_What the task asks_
Return the material exactly as supplied, apart from the pictures, which are omitted.

_Given data_
-- BEGIN --

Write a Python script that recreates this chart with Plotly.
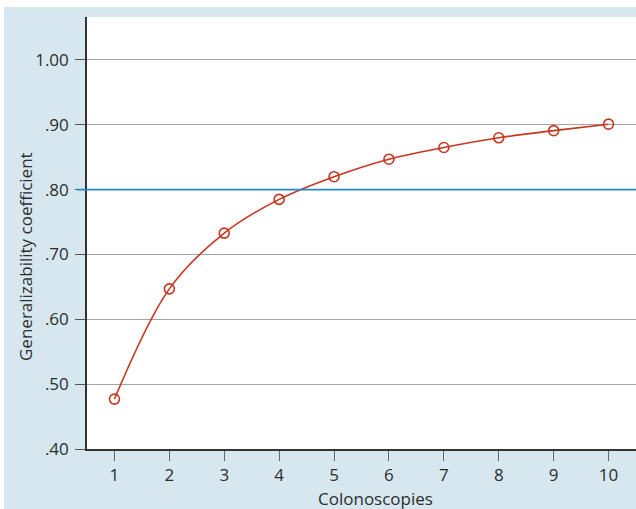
import plotly.graph_objects as go

colonoscopies = [1, 2, 3, 4, 5, 6, 7, 8, 9, 10]
g_coefficient = [0.477, 0.647, 0.733, 0.785, 0.820, 0.847, 0.865, 0.880, 0.891, 0.901]
threshold = 0.80
y_tick_vals = [0.40, 0.50, 0.60, 0.70, 0.80, 0.90, 1.00]
y_tick_text = [".40", ".50", ".60", ".70", ".80", ".90", "1.00"]
x_tick_vals = colonoscopies
x_tick_text = [str(v) for v in colonoscopies]

RED = "#c8351f"
BLUE = "#2389bf"
BG = "#d6e7f0"
FONT = "Open Sans"
TXT = "#2d2d2d"

fig = go.Figure()
fig.add_trace(go.Scatter(
    x=colonoscopies, y=g_coefficient, mode="lines+markers",
    line=dict(color=RED, width=1.6, shape="spline", smoothing=1.0),
    marker=dict(symbol="circle-open", size=10, color=RED, line=dict(width=1.6, color=RED)),
    showlegend=False, cliponaxis=False, hoverinfo="skip",
))

# threshold line, extends into tick area like a tick
fig.add_shape(type="line", xref="paper", yref="y", x0=-10/549, x1=1, y0=threshold, y1=threshold,
              line=dict(color=BLUE, width=1.8), layer="above")
# white strips at top and left of page
fig.add_shape(type="rect", xref="paper", yref="paper", x0=-0.3, x1=1.2,
              y0=(449-7)/432, y1=1.3, fillcolor="white", line=dict(width=0), layer="below")
fig.add_shape(type="rect", xref="paper", yref="paper", x0=-0.3, x1=(4-87)/549,
              y0=-0.3, y1=1.3, fillcolor="white", line=dict(width=0), layer="below")

fig.add_annotation(text="Generalizability coefficient", xref="paper", yref="paper",
                   x=(25-87)/549, y=(449-257)/432, xanchor="center", yanchor="middle",
                   textangle=-90, showarrow=False,
                   font=dict(family=FONT, size=17, color=TXT))
fig.add_annotation(text="Colonoscopies", xref="paper", yref="paper",
                   x=(375.5-87)/549, y=(449-498)/432, xanchor="center", yanchor="middle",
                   showarrow=False,
                   font=dict(family=FONT, size=17, color=TXT))

fig.update_layout(
    width=636, height=509,
    margin=dict(l=87, r=0, t=17, b=60),
    paper_bgcolor=BG, plot_bgcolor="white",
    font=dict(family=FONT, size=17, color=TXT),
    xaxis=dict(range=[0.5, 10.5], tickvals=x_tick_vals, ticktext=x_tick_text,
               showgrid=False, zeroline=False, showline=True, linecolor="#333333", linewidth=1.6,
               ticks="outside", ticklen=10, tickcolor="#666666", tickwidth=1.3,
               tickfont=dict(family=FONT, size=17, color=TXT)),
    yaxis=dict(range=[0.40, 1.0663], tickvals=y_tick_vals, ticktext=y_tick_text,
               showgrid=True, gridcolor="#a3a3a3", gridwidth=1.4, zeroline=False,
               showline=True, linecolor="#333333", linewidth=1.6,
               ticks="outside", ticklen=10, tickcolor="#555555", tickwidth=1.3,
               ticklabelstandoff=3,
               tickfont=dict(family=FONT, size=17, color=TXT)),
)

fig.write_html("out.html", config={"displayModeBar": False},
               post_script="document.body.style.margin='0';")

-- END --

_Response to the task_
Write a Python script that recreates this chart with Plotly.
import plotly.graph_objects as go

colonoscopies = [1, 2, 3, 4, 5, 6, 7, 8, 9, 10]
g_coefficient = [0.477, 0.647, 0.733, 0.785, 0.820, 0.847, 0.865, 0.880, 0.891, 0.901]
threshold = 0.80
y_tick_vals = [0.40, 0.50, 0.60, 0.70, 0.80, 0.90, 1.00]
y_tick_text = [".40", ".50", ".60", ".70", ".80", ".90", "1.00"]
x_tick_vals = colonoscopies
x_tick_text = [str(v) for v in colonoscopies]

RED = "#c8351f"
BLUE = "#2389bf"
BG = "#d6e7f0"
FONT = "Open Sans"
TXT = "#2d2d2d"

fig = go.Figure()
fig.add_trace(go.Scatter(
    x=colonoscopies, y=g_coefficient, mode="lines+markers",
    line=dict(color=RED, width=1.6, shape="spline", smoothing=1.0),
    marker=dict(symbol="circle-open", size=10, color=RED, line=dict(width=1.6, color=RED)),
    showlegend=False, cliponaxis=False, hoverinfo="skip",
))

# threshold line, extends into tick area like a tick
fig.add_shape(type="line", xref="paper", yref="y", x0=-10/549, x1=1, y0=threshold, y1=threshold,
              line=dict(color=BLUE, width=1.8), layer="above")
# white strips at top and left of page
fig.add_shape(type="rect", xref="paper", yref="paper", x0=-0.3, x1=1.2,
              y0=(449-7)/432, y1=1.3, fillcolor="white", line=dict(width=0), layer="below")
fig.add_shape(type="rect", xref="paper", yref="paper", x0=-0.3, x1=(4-87)/549,
              y0=-0.3, y1=1.3, fillcolor="white", line=dict(width=0), layer="below")

fig.add_annotation(text="Generalizability coefficient", xref="paper", yref="paper",
                   x=(25-87)/549, y=(449-257)/432, xanchor="center", yanchor="middle",
                   textangle=-90, showarrow=False,
                   font=dict(family=FONT, size=17, color=TXT))
fig.add_annotation(text="Colonoscopies", xref="paper", yref="paper",
                   x=(375.5-87)/549, y=(449-498)/432, xanchor="center", yanchor="middle",
                   showarrow=False,
                   font=dict(family=FONT, size=17, color=TXT))

fig.update_layout(
    width=636, height=509,
    margin=dict(l=87, r=0, t=17, b=60),
    paper_bgcolor=BG, plot_bgcolor="white",
    font=dict(family=FONT, size=17, color=TXT),
    xaxis=dict(range=[0.5, 10.5], tickvals=x_tick_vals, ticktext=x_tick_text,
               showgrid=False, zeroline=False, showline=True, linecolor="#333333", linewidth=1.6,
               ticks="outside", ticklen=10, tickcolor="#666666", tickwidth=1.3,
               tickfont=dict(family=FONT, size=17, color=TXT)),
    yaxis=dict(range=[0.40, 1.0663], tickvals=y_tick_vals, ticktext=y_tick_text,
               showgrid=True, gridcolor="#a3a3a3", gridwidth=1.4, zeroline=False,
               showline=True, linecolor="#333333", linewidth=1.6,
               ticks="outside", ticklen=10, tickcolor="#555555", tickwidth=1.3,
               ticklabelstandoff=3,
               tickfont=dict(family=FONT, size=17, color=TXT)),
)

fig.write_html("out.html", config={"displayModeBar": False},
               post_script="document.body.style.margin='0';")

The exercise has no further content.